Valerie Paradiz http://www.valerieparadiz.com

Clever Maids

Clever Maids: The Secret History of the Grimm Fairy Tales

The Secret History of the Grimm Fairy Tales

The famous fairy tales of the Brothers Grimm - stories like Snow White, Red Riding Hood, and Rumplestiltskin - are known to millions of people around the world and are deeply embedded in the collective psyche. In this charming account, writer and scholar Valerie Paradiz reveals the true story of how the fairy tales came to be. Jacob and Wilhelm Grimm, collectors and editors of more than 200 folk stories, were major German intellects of the nineteenth century, contemporaries of Goethe and Schiller. But as Paradiz reveals here, the romantic image of the two brothers traveling the countryside, transcribing tales told to them by peasants, is a far cry from the truth. In fact, more than half the fairy tales the Grimm brothers collected were actually contributed by their educated female friends from the bourgeois and aristocratic classes. While German folkloric scholars—all of them male—fancied themselves the keepers of the cultural flame, it was a handful of women who ensured that millions would know the stories of Sleeping Beauty and Cinderella by heart.

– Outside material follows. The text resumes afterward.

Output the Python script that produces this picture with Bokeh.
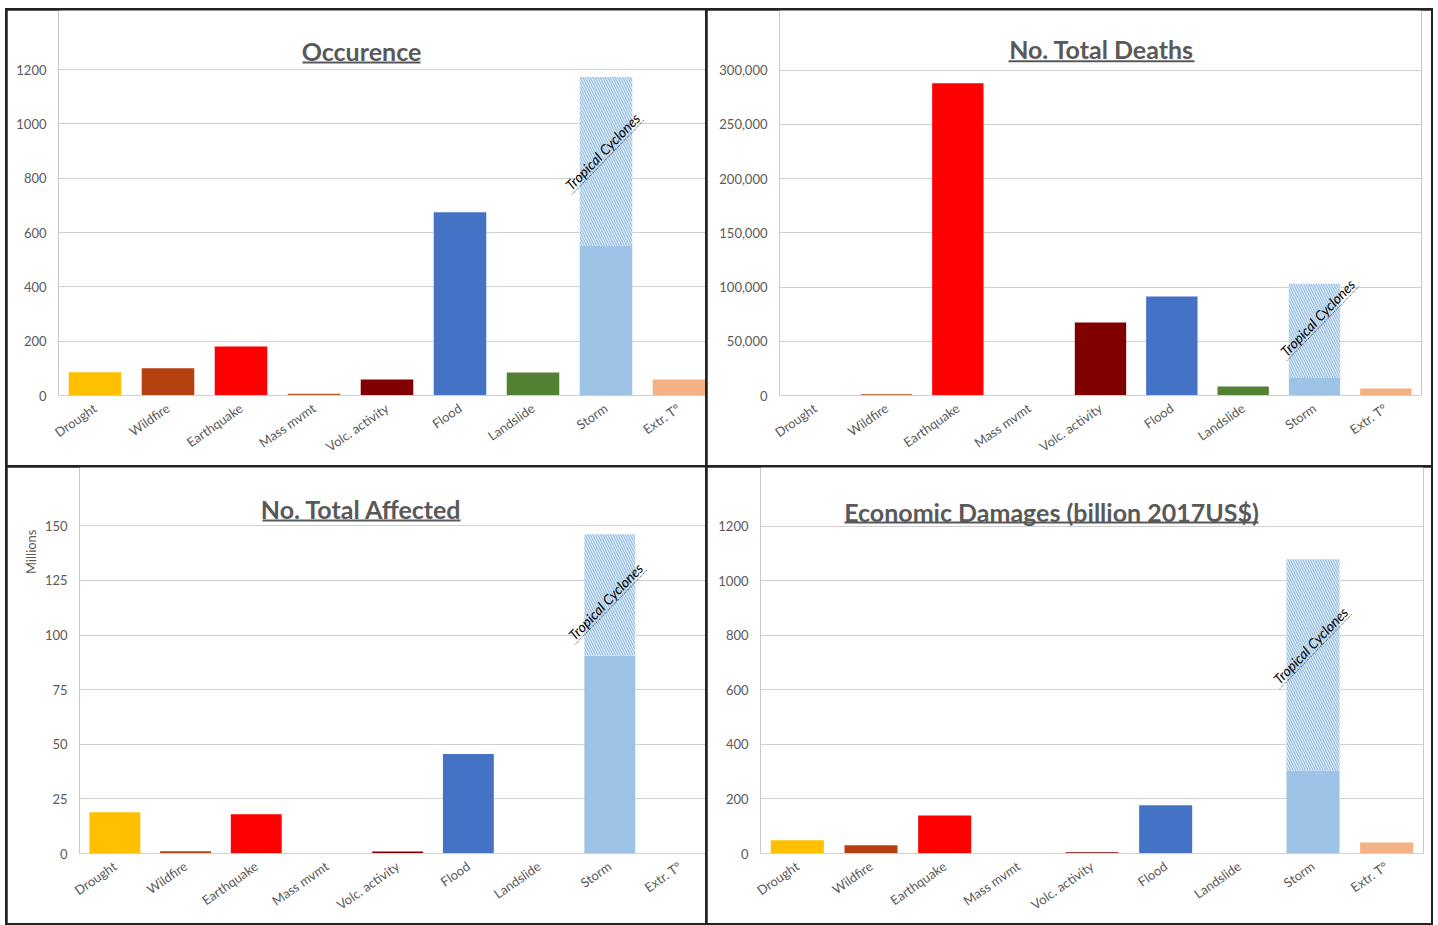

Set against the backdrop of the chaotic Napoleonic wars and the years of high German romanticism, Clever Maids chronicles one of the most fascinating literary collaborations in European history and brilliantly captures the intellectual spirit of the men and women of the age. Even more, it illuminates the ways in which the Grimm tales, with their mythic portrayals of courage, sacrifice, and betrayal, still speak so powerfully to us today.

 

Reviews

Kirkus Reviews: December 1, 2004

A myth-dispelling look at the work of Jacob and Wilhelm Grimm, illuminating their debt to the unrecognized female storytellers who provided them with most of the tales in their collections.

German scholar and translator Paradiz (Elijah's Cup, 2002) corrects two widely held but contradictory beliefs: first, that the brothers Grimm were the authors of the stories that bear their name; second, that they traveled about the German countryside collecting them from simple peasants and farmers. Their sources, she reveals, were actually educated middle-class and aristocratic young women, though it's true that their collections were prompted by the desire to preserve German culture against the threat of French dominion during the Napoleonic wars.

Inspired by the success of Des Knaben Wunderhorn, a collection of German folk songs, Jacob and Wilhelm set out to preserve the nation's cultural past by creating an anthology of its fairy tales. The daughters of the Wild family, neighbors and close friends of the Grimms' sister Lotte in the Hessian town of Kassel, were their first source, followed soon afterward by the Hassenpflug daughters from another Kassel family. None were credited by the brothers, who presented their stories (in approved Romantic fashion) as representing the true folk spirit of the region. By the time the second volume of their anthology was underway, they had met the von Haxthausens, an aristocratic family with several storytelling daughters, and their relatives the von Droste-Hulshoffs. All were well versed in female lore and the folktales' lessons about proper behavior. Paradiz quotes extensively from the stories, finding parallels between the anonymous tellers not considered worthy of recognition by a male literary culture and self-sacrificing fairy tale heroines. Unlike male characters who go off to seek their fortunes, she notes, female characters often find themselves in severely circumscribed conditions until rescued by marriage to a powerful man.

Well researched, well crafted: sure to be welcomed in women's-studies programs.